This might be the first episode of the season that I don’t love. That being said, a pretty good episode of The Good Fight is still better than 90% of shows on the air.
Not So Senile
It’s funny that Day 457 is Alan Alda’s first appearance in The Good Wife/Fight world as lawyer Solomon Waltzer. He’s so good in the role that I was sure we’d spent time with the character before. His senile shtick is immensely amusing, and it’s always great when an antagonist is underestimated by our heroes only to flip the tables on them. The Facebook micro-targeting angle is of course a very timely topic, and The Good Fight tackles it in a believable and uncomplicated manner. I especially loved Adrian getting Jay to spread “fake news” about the “Muslim judge” and his donation to ISIS. Priceless!
The problem with the episode’s cliffhanger (Jay quitting after butting heads with Adrian and the firm’s money-hungry tactics) is that we’re not entirely invested in the investigator. Whereas Marissa has been beautifully developed since her first appearance, the show never really explored Jay as insightfully as it’s tackled other characters. That means that the verbal battle at the end wasn’t nearly as impactful as it could have been. I honestly felt nothing with Jay quitting, and that’s a real shame. Imagine if Marissa was the one doing the quitting… now THAT would be a bombshell.
The Diane Diaries
I think I’m ready for Diane and Kurt to be over for good. I never loved the latter as a character, and the introduction of Tully has given Diane a real spark. It helps that she’s been microdosing which has been a fascinating subplot to watch unfold. Naturally, the Kurt and Holly trials drove Diane back into Tully’s arms, although there’s a red flag his firearm and revolutionary tactics. I continue to be completely captivated by how the writers have handled Miss Lockhart this season; I never expected her journey to take such unexpected turns!
Bits & Cases
– Yup that’s Judge Peter Dunaway who graced The Good Wife countless times. Kurt Fuller is as always, perfect in the role.
– The narrowing down diagram was really nifty, I liked it.
– Maia and Lucca were real afterthoughts this week. A pity. Their scenes with Craig just weren’t very gripping .
– Tully and Kurt in the elevator together was very amusing.
– My favorite scene of the episode: Diane defending Tully and facing off with the judge who is a “Trump appointee.” I absolutely loved everything about this scene, particularly how Diane starts using big law words to confuse him.
– How great is Christine Baranski’s acting when Holly is on the stand detailing the affair?

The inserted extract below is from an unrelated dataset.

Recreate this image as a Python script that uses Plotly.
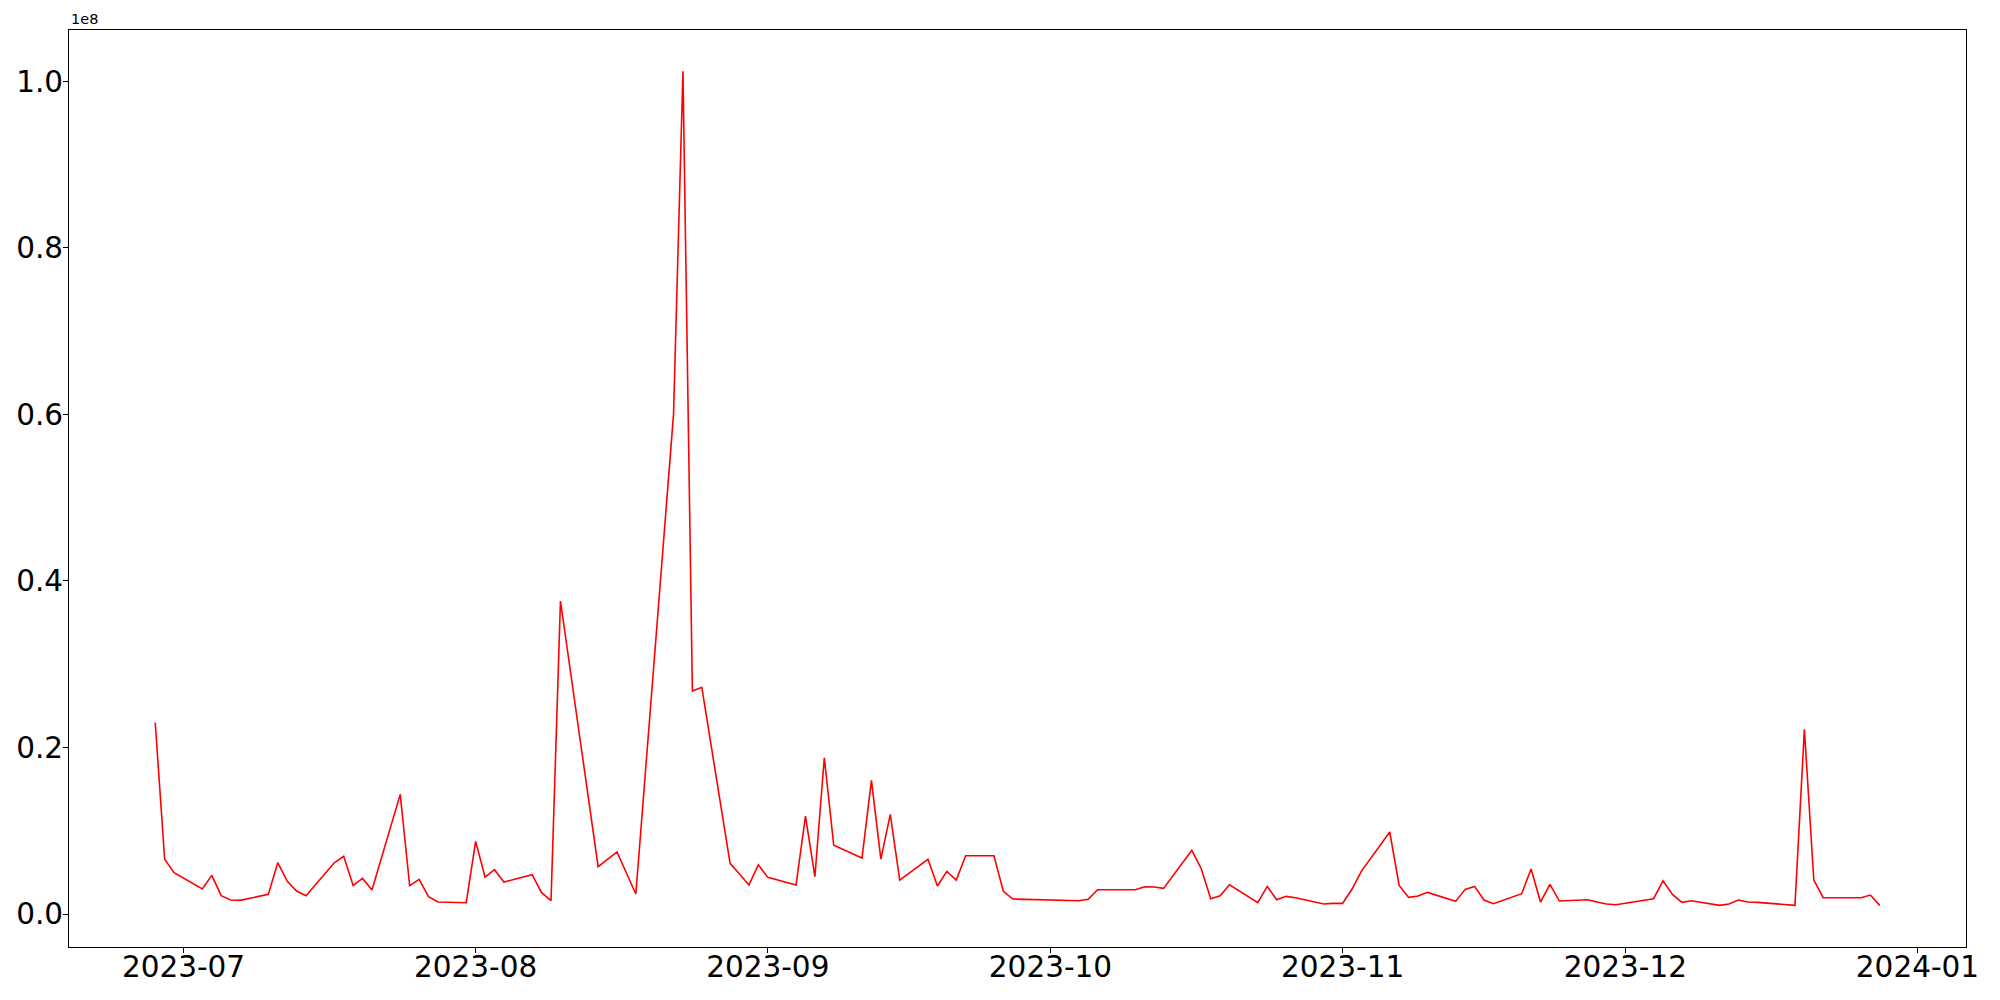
import plotly.graph_objects as go

dates = [
    "2023-06-28", "2023-06-29", "2023-06-30",
    "2023-07-03", "2023-07-04", "2023-07-05", "2023-07-06", "2023-07-07",
    "2023-07-10", "2023-07-11", "2023-07-12", "2023-07-13", "2023-07-14",
    "2023-07-17", "2023-07-18", "2023-07-19", "2023-07-20", "2023-07-21",
    "2023-07-24", "2023-07-25", "2023-07-26", "2023-07-27", "2023-07-28",
    "2023-07-31", "2023-08-01", "2023-08-02", "2023-08-03", "2023-08-04",
    "2023-08-07", "2023-08-08", "2023-08-09", "2023-08-10",
    "2023-08-14", "2023-08-16", "2023-08-18",
    "2023-08-22", "2023-08-23", "2023-08-24", "2023-08-25",
    "2023-08-28", "2023-08-29", "2023-08-30", "2023-08-31", "2023-09-01",
    "2023-09-04", "2023-09-05", "2023-09-06", "2023-09-07", "2023-09-08",
    "2023-09-11", "2023-09-12", "2023-09-13", "2023-09-14", "2023-09-15",
    "2023-09-18", "2023-09-19", "2023-09-20", "2023-09-21", "2023-09-22",
    "2023-09-25", "2023-09-26", "2023-09-27",
    "2023-10-04", "2023-10-05", "2023-10-06",
    "2023-10-09", "2023-10-10", "2023-10-11", "2023-10-12", "2023-10-13",
    "2023-10-16", "2023-10-17", "2023-10-18", "2023-10-19", "2023-10-20",
    "2023-10-23", "2023-10-24", "2023-10-25", "2023-10-26", "2023-10-27",
    "2023-10-30", "2023-10-31", "2023-11-01", "2023-11-02", "2023-11-03",
    "2023-11-06", "2023-11-07", "2023-11-08", "2023-11-09", "2023-11-10",
    "2023-11-13", "2023-11-14", "2023-11-15", "2023-11-16", "2023-11-17",
    "2023-11-20", "2023-11-21", "2023-11-22", "2023-11-23", "2023-11-24",
    "2023-11-27", "2023-11-28", "2023-11-29", "2023-11-30", "2023-12-01",
    "2023-12-04", "2023-12-05", "2023-12-06", "2023-12-07", "2023-12-08",
    "2023-12-11", "2023-12-12", "2023-12-13", "2023-12-14", "2023-12-15",
    "2023-12-18", "2023-12-19", "2023-12-20", "2023-12-21", "2023-12-22",
    "2023-12-25", "2023-12-26", "2023-12-27", "2023-12-28",
]

values_millions = [
    23.0, 6.57, 4.96,
    3.0, 4.64, 2.2, 1.68, 1.64,
    2.36, 6.16, 3.96, 2.76, 2.2,
    6.16, 6.93, 3.44, 4.28, 2.88,
    14.37, 3.4, 4.16, 2.08, 1.44,
    1.36, 8.73, 4.44, 5.32, 3.84,
    4.72, 2.56, 1.6, 37.59,
    5.68, 7.45, 2.4,
    60.0, 101.2, 26.78, 27.22,
    6.09, 4.8, 3.48, 5.92, 4.4,
    3.48, 11.77, 4.48, 18.77, 8.25,
    6.73, 16.05, 6.6, 11.97, 4.08,
    6.57, 3.36, 5.12, 4.08, 7.0,
    7.0, 2.72, 1.8,
    1.6, 1.76, 2.92,
    2.92, 2.92, 3.28, 3.24, 3.08,
    7.65, 5.44, 1.84, 2.2, 3.52,
    1.36, 3.32, 1.72, 2.12, 1.96,
    1.2, 1.28, 1.28, 3.0, 5.16,
    9.85, 3.44, 2.0, 2.16, 2.6,
    1.52, 2.96, 3.32, 1.68, 1.24,
    2.44, 5.4, 1.44, 3.56, 1.56,
    1.72, 1.45, 1.2, 1.12, 1.28,
    1.84, 4.0, 2.36, 1.4, 1.6,
    1.04, 1.2, 1.68, 1.44, 1.4,
    1.15, 1.04, 22.18, 4.08, 1.96,
    1.96, 1.96, 2.28, 1.04,
]

values = [v * 1e6 for v in values_millions]

y_tick_vals = [0, 2e7, 4e7, 6e7, 8e7, 1e8]
y_tick_text = ["0.0", "0.2", "0.4", "0.6", "0.8", "1.0"]

FONT = "DejaVu Sans, Liberation Sans, sans-serif"

fig = go.Figure()
fig.add_trace(go.Scatter(
    x=dates, y=values, mode="lines",
    line=dict(color="#ff0000", width=1.6),
    showlegend=False,
))

axis_common = dict(
    showgrid=False, zeroline=False, automargin=False,
    showline=True, linecolor="black", linewidth=1.1, mirror=True,
    ticks="outside", ticklen=5, tickwidth=1.1, tickcolor="black",
    tickfont=dict(family=FONT, size=29.5, color="black"),
)

fig.update_xaxes(
    type="date",
    range=["2023-06-18 20:24", "2024-01-06 03:36"],
    tick0="2023-07-01", dtick="M1", tickformat="%Y-%m",
    ticklabelstandoff=-11,
    **axis_common,
)
fig.update_yaxes(
    range=[-3.96e6, 106.16e6],
    tickmode="array", tickvals=y_tick_vals, ticktext=y_tick_text,
    ticklabelstandoff=-6,
    **axis_common,
)

fig.add_annotation(
    text="1e8", xref="paper", yref="paper", x=0, y=1,
    xanchor="left", yanchor="bottom", yshift=1, showarrow=False,
    font=dict(family=FONT, size=14.5, color="black"),
)

# The page body has an 8px default margin; size the figure so the plot
# area lands where the reference has it inside the 2000x1000 window.
fig.update_layout(
    width=1984, height=984, autosize=False,
    margin=dict(l=61, r=26, t=22, b=45, pad=0),
    paper_bgcolor="white", plot_bgcolor="white",
)

fig.write_html("out.html")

– If you hadn’t noticed, this season’s episode titles refer to the number of days Trump has been in office. How cool is that?
– Diane tells Kurt she “won’t be that wife.” I’m pretty sure that’s a sly dig at Alicia. Right? Right?
Adrian: You sure you’re all right?
Diane: Cool as a cucumber.
Diane: So, you’re loyal to her?
Kurt: I wouldn’t put it that way.
Diane: No? Well, then to whom, then? Not to my firm, not to my client not to me.
Bartender: I know you.
Diane: The funeral.
Bartender: People were dying on you.
Diane: They still are.
Diane: You’re discussing a crime with your lawyer.
Tully: No, no, no, no. I am discussing politics.
Diane: Violence is not politics.
Not the most spectacular hour, but this was still solidly made and very entertaining.